THE SOCIALIST PARTY OF GREAT BRITAIN HOLDS:

1. That society as at present constituted is based upon the ownership of the means of living (ie land, factories, railways, etc.) by the capitalist or master class, and the consequent enslavement of the working class, by whose labour alone wealth is produced.

2. That in society, therefore, there is an antagonism of interests, manifesting itself as a class struggle, between those who possess but do not produce and those who produce but do not possess.

3.That this antagonism can be abolished only by the emancipation of the working class from the domination of the master class, by the conversion into common property of society of the means of production and distribution, and their democratic control by the whole people.

4. That as in the order of social evolution the working class is the last class to achieve its freedom, the emancipation of the working class will involve the emancipation of all mankind without distinction of race or sex.

5. That this emancipation must be the work of the working class itself.

6. That as the machinery of government, including the armed forces of the nation, exists only to conserve the monopoly by the capitalist class of the wealth taken from the workers, the working class must organise consciously and politically for the conquest of the powers of government, national and local, in order that this machinery, including these forces, may be converted from an instrument of oppression into the agent of emancipation and the overthrow of privilege, aristocratic and plutocratic.

7. That as all political parties are but the expression of class interests, and as the interest of the working class is diametrically opposed to the interests of all sections of the master class, the party seeking working class emancipation must be hostile to every other party.

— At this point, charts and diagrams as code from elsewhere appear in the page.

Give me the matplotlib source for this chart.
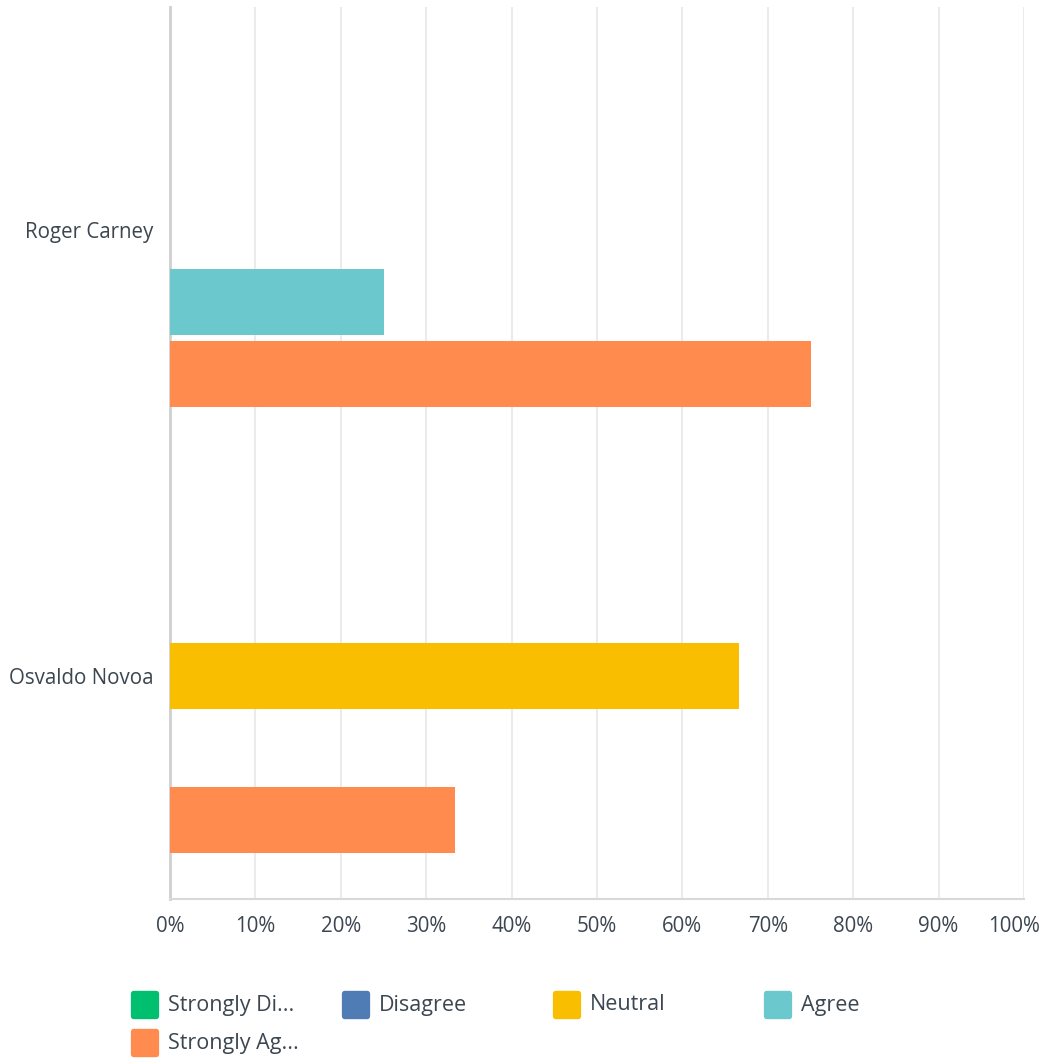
import matplotlib.pyplot as plt
from matplotlib.patches import FancyBboxPatch
from matplotlib.transforms import ScaledTranslation

# data
respondents = ["Roger Carney", "Osvaldo Novoa"]
series = ["Strongly Disagree", "Disagree", "Neutral", "Agree", "Strongly Agree"]
legend_labels = ["Strongly Di...", "Disagree", "Neutral", "Agree", "Strongly Ag..."]
colors = ["#00BF6F", "#507CB6", "#F9BE00", "#6BC8CD", "#FF8B4F"]
values = {
    "Strongly Disagree": [0, 0],
    "Disagree": [0, 0],
    "Neutral": [0, 66.67],
    "Agree": [25.0, 0],
    "Strongly Agree": [75.0, 33.33],
}
ticks = list(range(0, 101, 10))
tick_labels = [f"{t}%" for t in ticks]

text_color = "#3B4650"
plt.rcParams["font.family"] = ["Open Sans", "DejaVu Sans"]

W, H = 1044, 1062
fig = plt.figure(figsize=(W / 100, H / 100), dpi=100)
ax = fig.add_axes([170 / W, 1 - 899 / H, 854 / W, 892 / H])

step = 0.1614
height = 0.146
for i, s in enumerate(series):
    pos = [k + (i - 2) * step for k in range(len(respondents))]
    ax.barh(pos, values[s], height=height, color=colors[i], zorder=3)

ax.set_xlim(0, 100)
ax.set_ylim(1.5, -0.5)
ax.set_xticks(ticks)
ax.set_xticklabels(tick_labels)
ax.set_yticks(range(len(respondents)))
ax.set_yticklabels(respondents)
ax.tick_params(axis="both", length=0, labelsize=14.8, colors=text_color)
ax.tick_params(axis="x", pad=12)
ax.tick_params(axis="y", pad=12)
ax.grid(axis="x", color="#EBEBEB", linewidth=1.5, zorder=0)

# keep the 100% label inside the canvas
last = ax.get_xticklabels()[-1]
last.set_transform(last.get_transform() + ScaledTranslation(-0.10, 0, fig.dpi_scale_trans))

for side in ["top", "right"]:
    ax.spines[side].set_visible(False)
ax.spines["left"].set_color("#CFCFCF")
ax.spines["left"].set_linewidth(2)
ax.spines["bottom"].set_color("#D8D8D8")
ax.spines["bottom"].set_linewidth(1.5)

# legend, drawn by hand in pixel layout
col_x = [131, 342, 553, 764]
row_y = [1005, 1043]
box = 28
for i, (lab, c) in enumerate(zip(legend_labels, colors)):
    x = col_x[i % 4]
    y = row_y[i // 4]
    patch = FancyBboxPatch(((x + 3) / W, 1 - (y + box / 2 - 3) / H), (box - 6) / W, (box - 6) / H,
                           boxstyle="round,pad=0.003", transform=fig.transFigure,
                           facecolor=c, edgecolor=c, linewidth=0)
    fig.add_artist(patch)
    fig.text((x + box + 9) / W, 1 - y / H, lab, fontsize=15.5, color=text_color,
             va="center", ha="left")

fig.savefig("out.png", dpi=100)
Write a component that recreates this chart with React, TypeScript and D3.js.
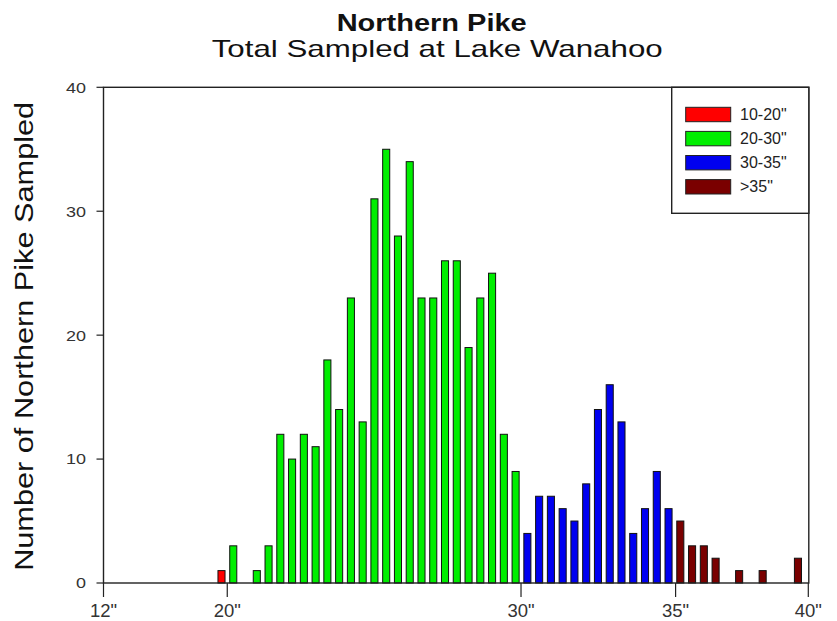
import React from "react";
import * as d3 from "d3";

// ---- data ----
const counts = [
  1, 3, 0, 1, 3, 12, 10, 12, 11, 18, 14, 23, 13, 31, 35, 28, 34, 23, 23, 26, 26, 19, 23, 25, 12, 9,
  4, 7, 7, 6, 5, 8, 14, 16, 13, 4, 6, 9, 6,
  5, 3, 3, 2, 0, 1, 0, 1, 0, 0, 2,
];
const classLabels = ['10-20"', '20-30"', '30-35"', '>35"'];
const classStartBin = [0, 1, 26, 39];
const classColors = ["#ff0000", "#00ee00", "#0000f0", "#7a0000"];
const xTickPos = [-10.03, 0.49, 25.46, 38.6, 49.88];
const xTickLabels = ['12"', '20"', '30"', '35"', '40"'];
const yTicks = [0, 10, 20, 30, 40];

const W = 837;
const H = 621;
const FONT = "'Liberation Sans', Arial, Helvetica, sans-serif";

export default function App() {
  const left = 103.5, right = 808.8, top = 87.3, bottom = 583;
  const x = d3.scaleLinear().domain([xTickPos[0], xTickPos[xTickPos.length - 1]]).range([left, 808.3]);
  const y = d3.scaleLinear().domain([0, 40]).range([bottom, top]);
  const step = x(1) - x(0);
  const bw = step * 0.6;
  const classOf = (i: number) => {
    let c = 0;
    classStartBin.forEach((s, k) => { if (i >= s) c = k; });
    return c;
  };

  return (
    <div style={{ position: "absolute", left: 0, top: 0 }}>
      <svg width={W} height={H} style={{ display: "block", background: "#fff" }} fontFamily={FONT}>
        {/* titles */}
        <text x={431.7} y={30.5} textAnchor="middle" fontSize={23} fontWeight="bold" fill="#111"
          textLength={190} lengthAdjust="spacingAndGlyphs">Northern Pike</text>
        <text x={437.2} y={56.7} textAnchor="middle" fontSize={24} fill="#111"
          textLength={451} lengthAdjust="spacingAndGlyphs">Total Sampled at Lake Wanahoo</text>

        {/* y label */}
        <text transform={`translate(32.5, ${(101.7 + 571) / 2}) rotate(-90)`} textAnchor="middle" fontSize={26.5}
          fill="#111" textLength={469} lengthAdjust="spacingAndGlyphs">Number of Northern Pike Sampled</text>

        {/* bars */}
        {counts.map((v, i) =>
          v > 0 ? (
            <rect key={i} x={x(i) - bw / 2} y={y(v)} width={bw} height={y(0) - y(v)}
              fill={classColors[classOf(i)]} stroke="#111" strokeWidth={1} />
          ) : null
        )}

        {/* frame */}
        <rect x={left} y={top} width={right - left} height={bottom - top} fill="none" stroke="#222" strokeWidth={1.4} />

        {/* y ticks */}
        {yTicks.map((t) => (
          <g key={t}>
            <line x1={left - 7} x2={left} y1={y(t)} y2={y(t)} stroke="#222" strokeWidth={1.2} />
            <text x={86} y={y(t)} dy="0.36em" textAnchor="end" fontSize={15} fill="#333"
              textLength={10 * String(t).length} lengthAdjust="spacingAndGlyphs">{t}</text>
          </g>
        ))}

        {/* x ticks */}
        {xTickPos.map((p, k) => (
          <g key={k}>
            <line x1={x(p)} x2={x(p)} y1={bottom} y2={bottom + 14} stroke="#222" strokeWidth={1.2} />
            <text x={x(p)} y={616.5} textAnchor="middle" fontSize={18.5} fill="#333">{xTickLabels[k]}</text>
          </g>
        ))}

        {/* legend */}
        <rect x={671.7} y={top} width={right - 671.7} height={213.3 - top} fill="#fff" stroke="#222" strokeWidth={1.4} />
        {classLabels.map((lab, k) => {
          const ry = 107.3 + k * 24.1;
          return (
            <g key={lab}>
              <rect x={685.7} y={ry} width={45} height={14.4} fill={classColors[k]} stroke="#222" strokeWidth={1} />
              <text x={740} y={ry + 12.8} fontSize={16} fill="#222">{lab}</text>
            </g>
          );
        })}
      </svg>
    </div>
  );
}
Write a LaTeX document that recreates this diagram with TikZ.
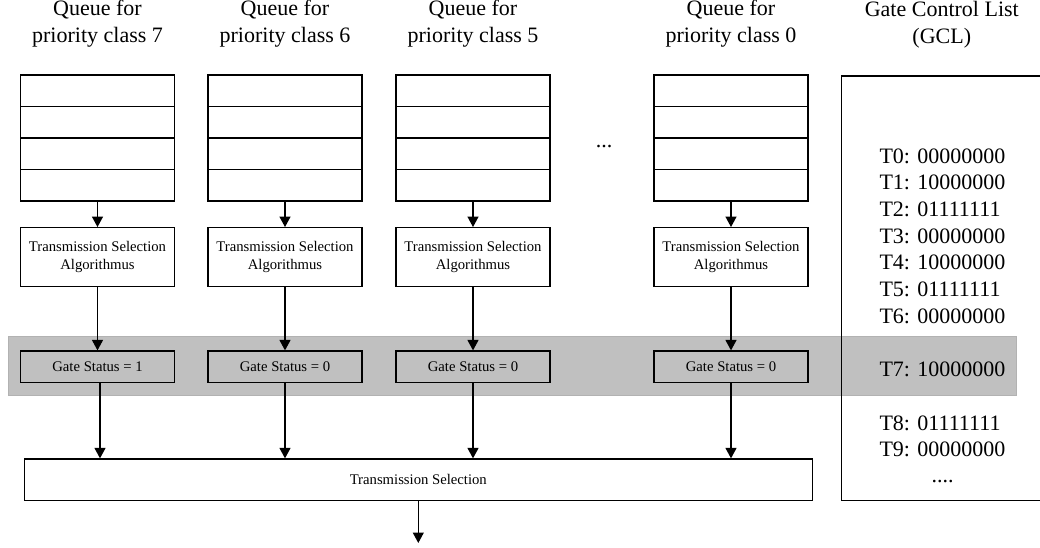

8. The Socialist Party of Great Britain, therefore, enters the field of political action determined to wage war against all other political parties, whether alleged labour or avowedly capitalist, and calls upon the members of the working class of this country to muster under its banner to the end that a speedy termination may be wrought to the system which deprives them of the fruits of their labour, and that poverty may give place to comfort, privilege to equality, and slavery to freedom.